Des Moines, Iowa; United States;
- Broadcast area: Grand View University
- Frequency: 94.1 MHz
- Branding: Flashback 94

Programming
- Format: Defunct

Ownership
- Owner: Grand View University; (Grand View College);

History
- First air date: 2007; 19 years ago
- Last air date: 2015; 11 years ago
- Call sign meaning: Grand View College

Technical information
- Licensing authority: FCC
- Facility ID: 133227
- Class: L1
- ERP: 100 watts
- HAAT: 23.7 meters (78 ft)
- Transmitter coordinates: 41°37′12″N 93°36′6″W﻿ / ﻿41.62000°N 93.60167°W

Links
- Public license information: LMS

= KGVC-LP =

Radio station at Grand View University in Des Moines, Iowa (2007–2015)

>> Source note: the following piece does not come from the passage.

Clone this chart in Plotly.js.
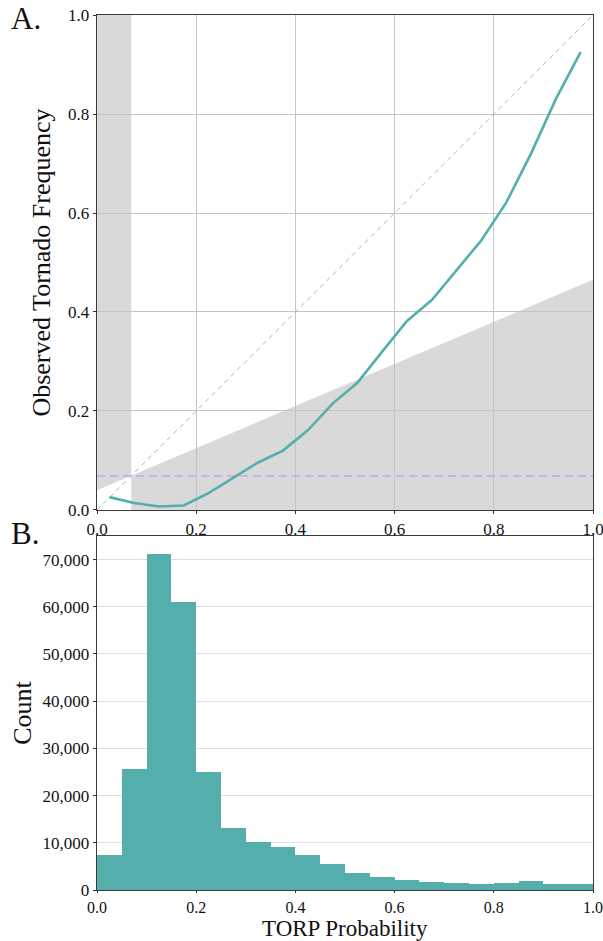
<!DOCTYPE html>
<html>
<head>
<meta charset="utf-8">
<script src="https://cdn.plot.ly/plotly-3.0.1.min.js"></script>
<style>html,body{margin:0;padding:0;background:#fff;}#chart{width:603px;height:941px;}</style>
</head>
<body>
<div id="chart"></div>
<script>
// ---- Panel A: reliability diagram data ----
const forecastProb = [0.025,0.075,0.125,0.175,0.225,0.275,0.325,0.375,0.425,0.475,0.525,0.575,0.625,0.675,0.725,0.775,0.825,0.875,0.925,0.975];
const observedFreq = [0.026,0.014,0.007,0.009,0.034,0.065,0.096,0.120,0.161,0.215,0.257,0.320,0.382,0.424,0.485,0.545,0.621,0.720,0.830,0.925];
const climatology = 0.069;
const skillLineX = [0, 1];
const skillLineY = [0.040, 0.465];
const perfectX = [0, 1];
const perfectY = [0, 1];

// ---- Panel B: histogram data ----
const binCenters = [0.025,0.075,0.125,0.175,0.225,0.275,0.325,0.375,0.425,0.475,0.525,0.575,0.625,0.675,0.725,0.775,0.825,0.875,0.925,0.975];
const binCounts  = [7400,25600,71200,61000,25000,13200,10200,9100,7400,5500,3700,2800,2100,1700,1500,1300,1500,1900,1300,1300];
const binWidth = 0.05;

const xTicks = [0,0.2,0.4,0.6,0.8,1.0];
const yTicksA = [0,0.2,0.4,0.6,0.8,1.0];
const yTicksB = [0,10000,20000,30000,40000,50000,60000,70000];
const xTitleB = 'TORP Probability';

const FONT = 'Liberation Serif, Times New Roman, serif';
const teal = '#53aeac';
const shade = '#d9d9d9';

function skillAt(x){
  const k = (skillLineY[1]-skillLineY[0])/(skillLineX[1]-skillLineX[0]);
  return skillLineY[0] + k*(x - skillLineX[0]);
}

const x0 = skillLineX[0], x1 = skillLineX[1];
const upperPath = `M ${x0},${skillAt(x0)} L ${x0},1 L ${climatology},1 L ${climatology},${skillAt(climatology)} Z`;
const lowerPath = `M ${climatology},0 L ${climatology},${skillAt(climatology)} L ${x1},${skillAt(x1)} L ${x1},0 Z`;

const traces = [
  {x: perfectX, y: perfectY, xaxis:'x', yaxis:'y', mode:'lines', type:'scatter',
   line:{color:'#b5b5b5', width:1, dash:'5px,4px'}, hoverinfo:'skip', showlegend:false},
  {x: [x0, x1], y: [climatology, climatology], xaxis:'x', yaxis:'y', mode:'lines', type:'scatter',
   line:{color:'#c8acf0', width:1.6, dash:'8px,5px'}, hoverinfo:'skip', showlegend:false},
  {x: forecastProb, y: observedFreq, xaxis:'x', yaxis:'y', mode:'lines', type:'scatter',
   line:{color: teal, width:2.6}, showlegend:false},
  {x: binCenters, y: binCounts, xaxis:'x2', yaxis:'y2', type:'bar', width: binWidth,
   marker:{color: teal, line:{width:0}}, showlegend:false}
];

const axisCommon = {
  showline:true, mirror:true, linecolor:'#3a3a3a', linewidth:1.3,
  ticks:'outside', ticklen:3, tickwidth:1, tickcolor:'#333',
  tickfont:{family:FONT, size:17, color:'#111'}, zeroline:false,
  ticklabeloverflow:'allow'
};

const layout = {
  width:603, height:941,
  margin:{l:97, r:10, t:15, b:51},
  paper_bgcolor:'#fff', plot_bgcolor:'#fff',
  font:{family:FONT, color:'#111'},
  bargap:0,
  xaxis: Object.assign({}, axisCommon, {
    domain:[0,1], range:[0,1], tickvals:xTicks, tickformat:'.1f',
    showgrid:true, gridcolor:'#c4c4c4', gridwidth:1, anchor:'y'
  }),
  yaxis: Object.assign({}, axisCommon, {
    domain:[0.4343,1], range:[0,1], tickvals:yTicksA, tickformat:'.1f',
    showgrid:true, gridcolor:'#c4c4c4', gridwidth:1, anchor:'x',
    title:{text:'Observed Tornado Frequency', font:{family:FONT, size:26, color:'#111'}, standoff:10}
  }),
  xaxis2: Object.assign({}, axisCommon, {
    domain:[0,1], range:[0,1], tickvals:xTicks, tickformat:'.1f',
    showgrid:false, anchor:'y2', ticklen:2,
    tickfont:{family:FONT, size:16, color:'#111'}
  }),
  yaxis2: Object.assign({}, axisCommon, {
    domain:[0,0.4046], range:[0,75000], tickvals:yTicksB, tickformat:',d',
    showgrid:true, gridcolor:'#e0e0e0', gridwidth:1, anchor:'x2',
    title:{text:'Count', font:{family:FONT, size:26, color:'#111'}, standoff:3}
  }),
  shapes:[
    {type:'path', xref:'x', yref:'y', path: upperPath, fillcolor: shade, line:{width:0}, layer:'below'},
    {type:'path', xref:'x', yref:'y', path: lowerPath, fillcolor: shade, line:{width:0}, layer:'below'}
  ],
  annotations:[
    {text:'A.', xref:'paper', yref:'paper', x:-0.177, y:0.996, xanchor:'left', yanchor:'middle',
     showarrow:false, font:{family:FONT, size:31, color:'#111'}},
    {text:'B.', xref:'paper', yref:'paper', x:-0.177, y:0.408, xanchor:'left', yanchor:'middle',
     showarrow:false, font:{family:FONT, size:31, color:'#111'}},
    {text: xTitleB, xref:'paper', yref:'paper', x:0.5, y:-0.0594, xanchor:'center', yanchor:'bottom',
     borderpad:0, showarrow:false, font:{family:FONT, size:23, color:'#111'}}
  ]
};

Plotly.newPlot('chart', traces, layout, {displayModeBar:false, staticPlot:true});
</script>
</body>
</html>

KGVC-LP (94.1 FM, "Flashback 94") was a radio station licensed to Des Moines, Iowa, United States, and serving the Grand View University area. The station was owned by Grand View University. Prior to its 2007 launch, Grand View College students broadcast by leasing time over KDPS (88.1 FM).

The university surrendered KGVC-LP's license to the Federal Communications Commission (FCC) on March 13, 2015; the FCC cancelled the license the same day. KGVC-LP's leaving the air allowed KDRA-LP to go full-time on 94.1 FM; KDRA-LP itself shut down in 2019.